Liza Jessie Peterson is a performer of heart, craft and charisma. Tall and commanding, she wields both power and compassion in "The Peculiar Patriot," her absorbing solo show that opened Thursday at Penumbra Theatre in St. Paul.
Liza Jessie Peterson's 'The Peculiar Patriot' is powerful at Penumbra
A woman visits her friend behind bars. Their story has wider implications.
The production is staged simply and evocatively by Lisa Rothe on Lance Brockman's bare set, save for two environment-suggesting screens.
"Patriot" is the second show in Penumbra's festival of experimental works. It follows Petronia Paley's "On the Way to Timbuktu," a show that was overwhelmed by too many ideas. "Patriot," on the other hand, is riveting throughout its 90 focused minutes.
Peterson has an effective frame to tell her prison-oriented story. Her main character, Betsy LaQuanda Ross, regularly visits a female friend who is behind bars. Betsy updates the incarcerated woman on the people in their lives — mainly boyfriends but also others who got out of jail or who are acting the fool. She also tells of those who made good, despite the odds.
These are intimate, sister-girl testimonials with a much larger purpose. A smart writer, Peterson shows how the prison system evolved out of slavery, which was prohibited under the 13th Amendment "except as a punishment for crime whereof the party shall have been duly convicted."
That exception, we learn, leads to the U.S. becoming world's "prison superpower," with a disproportionate number of blacks and Latinos doing time for nonviolent offences. Those inmates often are housed in remote small towns where they become the economic lifeblood of communities. They are counted for allocation of government resources. Hotels and accommodations spring up to serve their visiting families. In other words, the inmates become profit centers.

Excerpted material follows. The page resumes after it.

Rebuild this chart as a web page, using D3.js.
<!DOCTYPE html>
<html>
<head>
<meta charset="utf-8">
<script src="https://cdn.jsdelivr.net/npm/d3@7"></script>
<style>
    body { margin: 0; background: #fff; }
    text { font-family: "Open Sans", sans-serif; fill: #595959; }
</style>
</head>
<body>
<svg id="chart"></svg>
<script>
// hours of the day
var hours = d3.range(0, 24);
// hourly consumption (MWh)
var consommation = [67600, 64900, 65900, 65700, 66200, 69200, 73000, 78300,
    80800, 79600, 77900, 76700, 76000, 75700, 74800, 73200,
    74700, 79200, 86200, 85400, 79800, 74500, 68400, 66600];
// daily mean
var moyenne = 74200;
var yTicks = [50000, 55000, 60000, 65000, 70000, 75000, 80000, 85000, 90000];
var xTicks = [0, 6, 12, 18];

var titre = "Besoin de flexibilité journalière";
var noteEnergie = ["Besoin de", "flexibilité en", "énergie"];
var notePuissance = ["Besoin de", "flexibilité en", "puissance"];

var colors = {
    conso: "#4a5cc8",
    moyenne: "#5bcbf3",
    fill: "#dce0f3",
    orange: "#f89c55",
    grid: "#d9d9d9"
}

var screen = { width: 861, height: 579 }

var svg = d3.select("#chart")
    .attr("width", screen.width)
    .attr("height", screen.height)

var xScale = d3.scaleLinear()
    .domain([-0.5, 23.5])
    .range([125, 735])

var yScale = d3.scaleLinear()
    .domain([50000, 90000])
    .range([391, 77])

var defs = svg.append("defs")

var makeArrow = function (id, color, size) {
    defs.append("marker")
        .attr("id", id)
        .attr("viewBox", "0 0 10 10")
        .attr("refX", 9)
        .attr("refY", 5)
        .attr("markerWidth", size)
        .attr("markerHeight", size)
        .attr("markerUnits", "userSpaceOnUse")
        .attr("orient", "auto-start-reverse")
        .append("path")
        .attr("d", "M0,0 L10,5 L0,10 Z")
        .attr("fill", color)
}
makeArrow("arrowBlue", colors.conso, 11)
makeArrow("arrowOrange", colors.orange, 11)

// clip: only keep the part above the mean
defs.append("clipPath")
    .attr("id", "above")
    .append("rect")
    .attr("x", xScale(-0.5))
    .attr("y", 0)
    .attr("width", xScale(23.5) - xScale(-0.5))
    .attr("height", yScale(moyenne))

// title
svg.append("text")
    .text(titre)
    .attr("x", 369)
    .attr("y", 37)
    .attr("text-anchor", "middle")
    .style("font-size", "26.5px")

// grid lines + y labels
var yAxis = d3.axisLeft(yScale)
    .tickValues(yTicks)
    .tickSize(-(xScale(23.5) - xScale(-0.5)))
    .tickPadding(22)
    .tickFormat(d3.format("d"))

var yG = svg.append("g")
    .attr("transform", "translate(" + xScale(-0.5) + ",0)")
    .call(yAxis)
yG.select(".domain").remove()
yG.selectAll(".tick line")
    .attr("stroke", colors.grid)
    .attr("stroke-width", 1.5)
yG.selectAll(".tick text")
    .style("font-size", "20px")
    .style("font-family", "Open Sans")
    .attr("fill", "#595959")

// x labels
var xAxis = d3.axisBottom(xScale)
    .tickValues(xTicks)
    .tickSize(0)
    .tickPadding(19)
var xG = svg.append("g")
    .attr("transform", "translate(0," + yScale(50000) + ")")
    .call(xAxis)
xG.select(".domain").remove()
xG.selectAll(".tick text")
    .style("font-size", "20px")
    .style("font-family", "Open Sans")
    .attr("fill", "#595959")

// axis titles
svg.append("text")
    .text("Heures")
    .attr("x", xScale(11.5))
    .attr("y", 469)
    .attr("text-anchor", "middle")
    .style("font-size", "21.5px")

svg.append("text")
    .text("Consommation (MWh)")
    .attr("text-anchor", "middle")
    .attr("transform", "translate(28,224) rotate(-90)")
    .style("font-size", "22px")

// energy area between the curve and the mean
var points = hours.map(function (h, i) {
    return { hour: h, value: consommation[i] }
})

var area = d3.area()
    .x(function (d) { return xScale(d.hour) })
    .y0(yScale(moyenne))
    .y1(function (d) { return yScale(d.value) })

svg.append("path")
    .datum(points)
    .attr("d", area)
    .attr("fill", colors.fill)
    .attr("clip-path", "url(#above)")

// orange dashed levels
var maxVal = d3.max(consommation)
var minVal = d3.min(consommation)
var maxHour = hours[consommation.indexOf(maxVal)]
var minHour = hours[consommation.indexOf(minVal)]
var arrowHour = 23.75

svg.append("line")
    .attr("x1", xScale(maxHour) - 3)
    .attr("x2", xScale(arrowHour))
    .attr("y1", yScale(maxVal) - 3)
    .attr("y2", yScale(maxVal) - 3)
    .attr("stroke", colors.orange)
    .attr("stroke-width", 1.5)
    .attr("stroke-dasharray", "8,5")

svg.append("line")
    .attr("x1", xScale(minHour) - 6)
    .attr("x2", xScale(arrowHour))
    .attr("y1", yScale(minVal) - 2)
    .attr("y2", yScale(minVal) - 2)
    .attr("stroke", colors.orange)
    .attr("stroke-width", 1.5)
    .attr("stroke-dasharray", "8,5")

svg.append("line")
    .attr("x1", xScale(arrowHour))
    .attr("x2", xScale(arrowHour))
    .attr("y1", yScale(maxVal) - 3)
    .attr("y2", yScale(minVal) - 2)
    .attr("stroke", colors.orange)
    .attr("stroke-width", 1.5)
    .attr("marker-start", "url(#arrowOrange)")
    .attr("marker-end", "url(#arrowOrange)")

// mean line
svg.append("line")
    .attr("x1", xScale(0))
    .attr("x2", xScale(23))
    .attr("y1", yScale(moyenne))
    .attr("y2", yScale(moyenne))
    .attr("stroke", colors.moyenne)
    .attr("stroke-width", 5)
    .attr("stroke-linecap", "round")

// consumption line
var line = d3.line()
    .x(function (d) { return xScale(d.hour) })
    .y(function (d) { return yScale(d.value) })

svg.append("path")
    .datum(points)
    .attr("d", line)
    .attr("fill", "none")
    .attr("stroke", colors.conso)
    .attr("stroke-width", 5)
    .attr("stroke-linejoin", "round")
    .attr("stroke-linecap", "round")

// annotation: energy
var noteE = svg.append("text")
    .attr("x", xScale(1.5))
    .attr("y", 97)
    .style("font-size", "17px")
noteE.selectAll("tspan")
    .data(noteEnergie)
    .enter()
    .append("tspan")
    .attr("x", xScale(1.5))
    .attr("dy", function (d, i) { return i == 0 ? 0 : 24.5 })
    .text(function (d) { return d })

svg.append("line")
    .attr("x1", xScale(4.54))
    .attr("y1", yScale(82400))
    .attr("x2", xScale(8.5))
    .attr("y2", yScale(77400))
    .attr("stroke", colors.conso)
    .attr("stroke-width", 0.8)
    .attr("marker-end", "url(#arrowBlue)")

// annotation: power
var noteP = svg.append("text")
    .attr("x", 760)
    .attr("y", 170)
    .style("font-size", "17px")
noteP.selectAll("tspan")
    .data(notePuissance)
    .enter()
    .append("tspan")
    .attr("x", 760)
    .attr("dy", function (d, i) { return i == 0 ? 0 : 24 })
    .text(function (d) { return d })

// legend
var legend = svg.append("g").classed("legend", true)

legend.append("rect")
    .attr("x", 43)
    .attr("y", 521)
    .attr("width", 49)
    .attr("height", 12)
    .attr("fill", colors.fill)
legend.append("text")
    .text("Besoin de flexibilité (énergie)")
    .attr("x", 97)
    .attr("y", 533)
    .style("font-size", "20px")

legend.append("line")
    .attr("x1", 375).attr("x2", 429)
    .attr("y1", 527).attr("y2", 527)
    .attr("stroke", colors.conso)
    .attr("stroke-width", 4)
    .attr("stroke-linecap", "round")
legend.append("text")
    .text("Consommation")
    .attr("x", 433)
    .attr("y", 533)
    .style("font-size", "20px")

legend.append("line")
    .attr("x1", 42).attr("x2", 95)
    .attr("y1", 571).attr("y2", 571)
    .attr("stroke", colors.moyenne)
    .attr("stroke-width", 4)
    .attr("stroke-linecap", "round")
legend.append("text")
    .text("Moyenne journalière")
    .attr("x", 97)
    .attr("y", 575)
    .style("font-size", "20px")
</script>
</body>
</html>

We learn all of this not through some lecture, but through Betsy's conversations about the two men who are tangling for her heart. One is ill and corny, but has a great body. The other has had a political awakening, and is carrying her along.
In "Patriot," Peter captures us with humor, but also cleverly smuggles in sharp social and political observations. The result is both enlightening and entertaining.